## start PROVIDED MATERIAL
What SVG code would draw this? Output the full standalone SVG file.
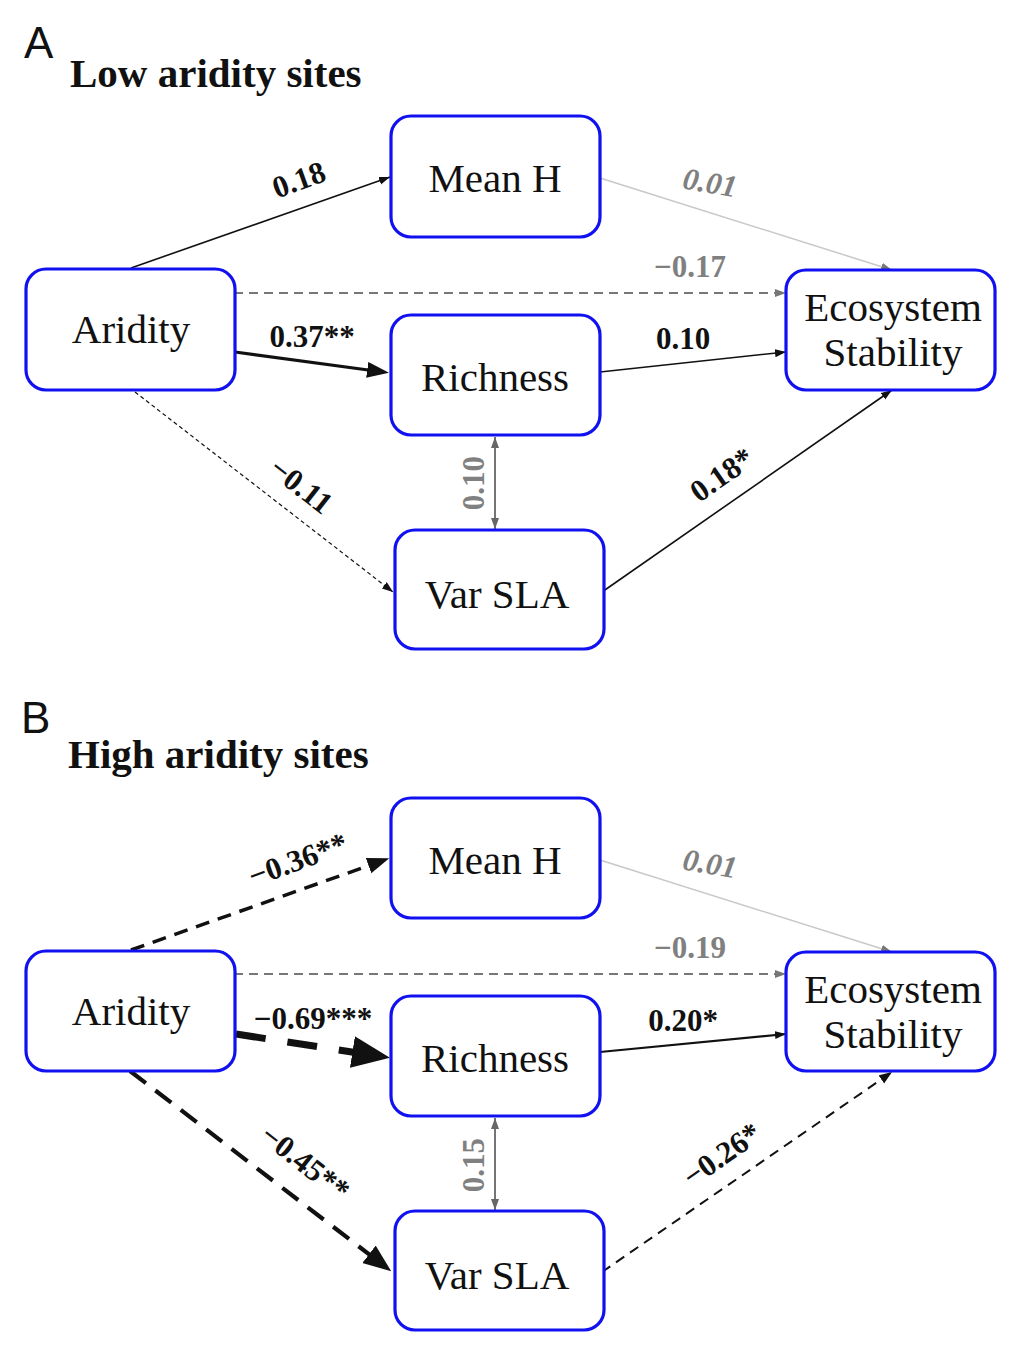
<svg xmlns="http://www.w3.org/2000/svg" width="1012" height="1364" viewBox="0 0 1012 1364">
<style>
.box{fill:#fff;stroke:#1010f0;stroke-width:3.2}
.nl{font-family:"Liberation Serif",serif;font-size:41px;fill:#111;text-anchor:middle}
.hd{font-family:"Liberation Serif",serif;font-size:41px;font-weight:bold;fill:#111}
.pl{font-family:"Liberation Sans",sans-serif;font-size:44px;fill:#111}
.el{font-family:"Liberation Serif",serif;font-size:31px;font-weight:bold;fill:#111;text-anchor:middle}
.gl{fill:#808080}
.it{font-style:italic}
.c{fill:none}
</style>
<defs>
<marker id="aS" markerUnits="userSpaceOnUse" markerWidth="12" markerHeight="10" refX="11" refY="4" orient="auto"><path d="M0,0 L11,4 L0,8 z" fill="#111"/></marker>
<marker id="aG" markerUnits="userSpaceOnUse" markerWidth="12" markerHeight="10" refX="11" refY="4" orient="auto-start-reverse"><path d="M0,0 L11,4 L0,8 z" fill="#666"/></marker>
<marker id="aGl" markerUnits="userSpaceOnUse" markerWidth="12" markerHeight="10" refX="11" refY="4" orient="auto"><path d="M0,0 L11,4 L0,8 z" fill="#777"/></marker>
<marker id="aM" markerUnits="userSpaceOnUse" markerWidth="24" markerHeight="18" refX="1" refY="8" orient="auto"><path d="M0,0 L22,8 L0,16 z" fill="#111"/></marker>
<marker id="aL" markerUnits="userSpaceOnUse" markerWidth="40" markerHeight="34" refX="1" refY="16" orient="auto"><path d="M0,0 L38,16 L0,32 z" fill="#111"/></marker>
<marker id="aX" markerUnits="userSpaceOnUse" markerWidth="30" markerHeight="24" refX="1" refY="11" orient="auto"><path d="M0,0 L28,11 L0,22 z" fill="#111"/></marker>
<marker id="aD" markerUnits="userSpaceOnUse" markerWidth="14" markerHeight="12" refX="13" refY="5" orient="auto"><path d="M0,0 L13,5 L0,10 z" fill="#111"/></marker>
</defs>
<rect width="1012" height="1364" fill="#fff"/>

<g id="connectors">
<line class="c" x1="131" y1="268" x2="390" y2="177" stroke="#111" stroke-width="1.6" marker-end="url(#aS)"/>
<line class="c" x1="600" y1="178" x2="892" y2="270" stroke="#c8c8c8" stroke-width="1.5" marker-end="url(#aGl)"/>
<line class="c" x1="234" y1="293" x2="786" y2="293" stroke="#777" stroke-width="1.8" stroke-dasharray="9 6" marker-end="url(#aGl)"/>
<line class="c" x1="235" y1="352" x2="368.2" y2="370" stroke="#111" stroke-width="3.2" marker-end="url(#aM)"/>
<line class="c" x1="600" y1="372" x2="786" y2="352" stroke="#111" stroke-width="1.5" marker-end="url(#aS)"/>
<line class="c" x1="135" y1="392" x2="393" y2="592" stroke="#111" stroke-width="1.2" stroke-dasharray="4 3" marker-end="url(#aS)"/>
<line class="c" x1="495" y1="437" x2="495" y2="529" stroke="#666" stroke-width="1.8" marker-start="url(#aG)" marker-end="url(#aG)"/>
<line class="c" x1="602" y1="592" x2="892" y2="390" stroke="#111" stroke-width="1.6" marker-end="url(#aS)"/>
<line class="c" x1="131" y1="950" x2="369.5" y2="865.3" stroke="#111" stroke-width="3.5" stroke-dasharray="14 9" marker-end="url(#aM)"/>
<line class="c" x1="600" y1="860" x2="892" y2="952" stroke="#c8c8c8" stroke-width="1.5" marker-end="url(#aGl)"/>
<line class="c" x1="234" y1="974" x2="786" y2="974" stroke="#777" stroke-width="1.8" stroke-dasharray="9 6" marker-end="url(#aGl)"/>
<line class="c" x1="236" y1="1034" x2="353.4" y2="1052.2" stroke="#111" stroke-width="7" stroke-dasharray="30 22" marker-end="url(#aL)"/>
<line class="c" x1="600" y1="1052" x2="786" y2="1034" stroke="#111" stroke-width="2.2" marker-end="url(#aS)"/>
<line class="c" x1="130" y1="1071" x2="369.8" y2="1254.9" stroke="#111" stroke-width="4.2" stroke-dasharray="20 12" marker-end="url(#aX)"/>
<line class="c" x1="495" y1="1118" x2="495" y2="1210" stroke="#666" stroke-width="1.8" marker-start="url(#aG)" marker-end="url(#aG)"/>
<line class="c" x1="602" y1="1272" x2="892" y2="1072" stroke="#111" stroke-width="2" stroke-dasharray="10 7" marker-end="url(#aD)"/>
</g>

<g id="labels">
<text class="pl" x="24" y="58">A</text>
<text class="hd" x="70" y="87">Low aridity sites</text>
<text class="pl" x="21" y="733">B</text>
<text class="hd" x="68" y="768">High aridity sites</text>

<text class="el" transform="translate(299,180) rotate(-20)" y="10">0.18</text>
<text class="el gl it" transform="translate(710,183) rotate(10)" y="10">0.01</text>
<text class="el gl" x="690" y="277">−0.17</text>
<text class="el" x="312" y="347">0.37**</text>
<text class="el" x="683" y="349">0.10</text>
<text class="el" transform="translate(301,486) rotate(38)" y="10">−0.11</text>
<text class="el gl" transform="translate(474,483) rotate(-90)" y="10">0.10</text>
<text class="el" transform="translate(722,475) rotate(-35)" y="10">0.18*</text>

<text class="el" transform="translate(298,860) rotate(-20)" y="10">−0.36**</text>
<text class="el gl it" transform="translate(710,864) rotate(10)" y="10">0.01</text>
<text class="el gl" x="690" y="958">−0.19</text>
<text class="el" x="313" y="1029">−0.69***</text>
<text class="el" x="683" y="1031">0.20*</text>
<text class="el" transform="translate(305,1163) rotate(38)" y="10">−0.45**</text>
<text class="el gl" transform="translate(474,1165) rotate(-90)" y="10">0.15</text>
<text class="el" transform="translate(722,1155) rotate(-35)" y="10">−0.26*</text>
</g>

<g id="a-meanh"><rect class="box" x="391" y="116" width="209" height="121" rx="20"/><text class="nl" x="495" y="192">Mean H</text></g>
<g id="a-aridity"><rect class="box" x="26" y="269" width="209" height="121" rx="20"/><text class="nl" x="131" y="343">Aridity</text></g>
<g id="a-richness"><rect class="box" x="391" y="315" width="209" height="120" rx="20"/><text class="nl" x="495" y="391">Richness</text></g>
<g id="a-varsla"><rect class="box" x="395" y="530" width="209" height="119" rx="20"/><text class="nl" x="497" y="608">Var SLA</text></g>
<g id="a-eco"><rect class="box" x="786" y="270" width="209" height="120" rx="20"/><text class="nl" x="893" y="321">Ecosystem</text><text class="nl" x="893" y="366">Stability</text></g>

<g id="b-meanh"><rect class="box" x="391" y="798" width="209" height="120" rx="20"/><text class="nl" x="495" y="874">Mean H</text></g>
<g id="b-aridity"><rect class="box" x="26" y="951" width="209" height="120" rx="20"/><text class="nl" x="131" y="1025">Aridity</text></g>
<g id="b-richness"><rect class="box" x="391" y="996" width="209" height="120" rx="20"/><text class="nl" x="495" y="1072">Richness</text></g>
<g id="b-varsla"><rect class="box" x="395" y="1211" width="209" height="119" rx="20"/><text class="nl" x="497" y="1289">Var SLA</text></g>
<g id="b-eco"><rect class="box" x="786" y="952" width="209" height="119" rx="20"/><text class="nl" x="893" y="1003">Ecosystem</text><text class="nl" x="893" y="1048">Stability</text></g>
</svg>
## end PROVIDED MATERIAL
Write out the data precisely as given, excluding the pictures.

* EXERCISE RESPONSE
What SVG code would draw this? Output the full standalone SVG file.
<svg xmlns="http://www.w3.org/2000/svg" width="1012" height="1364" viewBox="0 0 1012 1364">
<style>
.box{fill:#fff;stroke:#1010f0;stroke-width:3.2}
.nl{font-family:"Liberation Serif",serif;font-size:41px;fill:#111;text-anchor:middle}
.hd{font-family:"Liberation Serif",serif;font-size:41px;font-weight:bold;fill:#111}
.pl{font-family:"Liberation Sans",sans-serif;font-size:44px;fill:#111}
.el{font-family:"Liberation Serif",serif;font-size:31px;font-weight:bold;fill:#111;text-anchor:middle}
.gl{fill:#808080}
.it{font-style:italic}
.c{fill:none}
</style>
<defs>
<marker id="aS" markerUnits="userSpaceOnUse" markerWidth="12" markerHeight="10" refX="11" refY="4" orient="auto"><path d="M0,0 L11,4 L0,8 z" fill="#111"/></marker>
<marker id="aG" markerUnits="userSpaceOnUse" markerWidth="12" markerHeight="10" refX="11" refY="4" orient="auto-start-reverse"><path d="M0,0 L11,4 L0,8 z" fill="#666"/></marker>
<marker id="aGl" markerUnits="userSpaceOnUse" markerWidth="12" markerHeight="10" refX="11" refY="4" orient="auto"><path d="M0,0 L11,4 L0,8 z" fill="#777"/></marker>
<marker id="aM" markerUnits="userSpaceOnUse" markerWidth="24" markerHeight="18" refX="1" refY="8" orient="auto"><path d="M0,0 L22,8 L0,16 z" fill="#111"/></marker>
<marker id="aL" markerUnits="userSpaceOnUse" markerWidth="40" markerHeight="34" refX="1" refY="16" orient="auto"><path d="M0,0 L38,16 L0,32 z" fill="#111"/></marker>
<marker id="aX" markerUnits="userSpaceOnUse" markerWidth="30" markerHeight="24" refX="1" refY="11" orient="auto"><path d="M0,0 L28,11 L0,22 z" fill="#111"/></marker>
<marker id="aD" markerUnits="userSpaceOnUse" markerWidth="14" markerHeight="12" refX="13" refY="5" orient="auto"><path d="M0,0 L13,5 L0,10 z" fill="#111"/></marker>
</defs>
<rect width="1012" height="1364" fill="#fff"/>

<g id="connectors">
<line class="c" x1="131" y1="268" x2="390" y2="177" stroke="#111" stroke-width="1.6" marker-end="url(#aS)"/>
<line class="c" x1="600" y1="178" x2="892" y2="270" stroke="#c8c8c8" stroke-width="1.5" marker-end="url(#aGl)"/>
<line class="c" x1="234" y1="293" x2="786" y2="293" stroke="#777" stroke-width="1.8" stroke-dasharray="9 6" marker-end="url(#aGl)"/>
<line class="c" x1="235" y1="352" x2="368.2" y2="370" stroke="#111" stroke-width="3.2" marker-end="url(#aM)"/>
<line class="c" x1="600" y1="372" x2="786" y2="352" stroke="#111" stroke-width="1.5" marker-end="url(#aS)"/>
<line class="c" x1="135" y1="392" x2="393" y2="592" stroke="#111" stroke-width="1.2" stroke-dasharray="4 3" marker-end="url(#aS)"/>
<line class="c" x1="495" y1="437" x2="495" y2="529" stroke="#666" stroke-width="1.8" marker-start="url(#aG)" marker-end="url(#aG)"/>
<line class="c" x1="602" y1="592" x2="892" y2="390" stroke="#111" stroke-width="1.6" marker-end="url(#aS)"/>
<line class="c" x1="131" y1="950" x2="369.5" y2="865.3" stroke="#111" stroke-width="3.5" stroke-dasharray="14 9" marker-end="url(#aM)"/>
<line class="c" x1="600" y1="860" x2="892" y2="952" stroke="#c8c8c8" stroke-width="1.5" marker-end="url(#aGl)"/>
<line class="c" x1="234" y1="974" x2="786" y2="974" stroke="#777" stroke-width="1.8" stroke-dasharray="9 6" marker-end="url(#aGl)"/>
<line class="c" x1="236" y1="1034" x2="353.4" y2="1052.2" stroke="#111" stroke-width="7" stroke-dasharray="30 22" marker-end="url(#aL)"/>
<line class="c" x1="600" y1="1052" x2="786" y2="1034" stroke="#111" stroke-width="2.2" marker-end="url(#aS)"/>
<line class="c" x1="130" y1="1071" x2="369.8" y2="1254.9" stroke="#111" stroke-width="4.2" stroke-dasharray="20 12" marker-end="url(#aX)"/>
<line class="c" x1="495" y1="1118" x2="495" y2="1210" stroke="#666" stroke-width="1.8" marker-start="url(#aG)" marker-end="url(#aG)"/>
<line class="c" x1="602" y1="1272" x2="892" y2="1072" stroke="#111" stroke-width="2" stroke-dasharray="10 7" marker-end="url(#aD)"/>
</g>

<g id="labels">
<text class="pl" x="24" y="58">A</text>
<text class="hd" x="70" y="87">Low aridity sites</text>
<text class="pl" x="21" y="733">B</text>
<text class="hd" x="68" y="768">High aridity sites</text>

<text class="el" transform="translate(299,180) rotate(-20)" y="10">0.18</text>
<text class="el gl it" transform="translate(710,183) rotate(10)" y="10">0.01</text>
<text class="el gl" x="690" y="277">−0.17</text>
<text class="el" x="312" y="347">0.37**</text>
<text class="el" x="683" y="349">0.10</text>
<text class="el" transform="translate(301,486) rotate(38)" y="10">−0.11</text>
<text class="el gl" transform="translate(474,483) rotate(-90)" y="10">0.10</text>
<text class="el" transform="translate(722,475) rotate(-35)" y="10">0.18*</text>

<text class="el" transform="translate(298,860) rotate(-20)" y="10">−0.36**</text>
<text class="el gl it" transform="translate(710,864) rotate(10)" y="10">0.01</text>
<text class="el gl" x="690" y="958">−0.19</text>
<text class="el" x="313" y="1029">−0.69***</text>
<text class="el" x="683" y="1031">0.20*</text>
<text class="el" transform="translate(305,1163) rotate(38)" y="10">−0.45**</text>
<text class="el gl" transform="translate(474,1165) rotate(-90)" y="10">0.15</text>
<text class="el" transform="translate(722,1155) rotate(-35)" y="10">−0.26*</text>
</g>

<g id="a-meanh"><rect class="box" x="391" y="116" width="209" height="121" rx="20"/><text class="nl" x="495" y="192">Mean H</text></g>
<g id="a-aridity"><rect class="box" x="26" y="269" width="209" height="121" rx="20"/><text class="nl" x="131" y="343">Aridity</text></g>
<g id="a-richness"><rect class="box" x="391" y="315" width="209" height="120" rx="20"/><text class="nl" x="495" y="391">Richness</text></g>
<g id="a-varsla"><rect class="box" x="395" y="530" width="209" height="119" rx="20"/><text class="nl" x="497" y="608">Var SLA</text></g>
<g id="a-eco"><rect class="box" x="786" y="270" width="209" height="120" rx="20"/><text class="nl" x="893" y="321">Ecosystem</text><text class="nl" x="893" y="366">Stability</text></g>

<g id="b-meanh"><rect class="box" x="391" y="798" width="209" height="120" rx="20"/><text class="nl" x="495" y="874">Mean H</text></g>
<g id="b-aridity"><rect class="box" x="26" y="951" width="209" height="120" rx="20"/><text class="nl" x="131" y="1025">Aridity</text></g>
<g id="b-richness"><rect class="box" x="391" y="996" width="209" height="120" rx="20"/><text class="nl" x="495" y="1072">Richness</text></g>
<g id="b-varsla"><rect class="box" x="395" y="1211" width="209" height="119" rx="20"/><text class="nl" x="497" y="1289">Var SLA</text></g>
<g id="b-eco"><rect class="box" x="786" y="952" width="209" height="119" rx="20"/><text class="nl" x="893" y="1003">Ecosystem</text><text class="nl" x="893" y="1048">Stability</text></g>
</svg>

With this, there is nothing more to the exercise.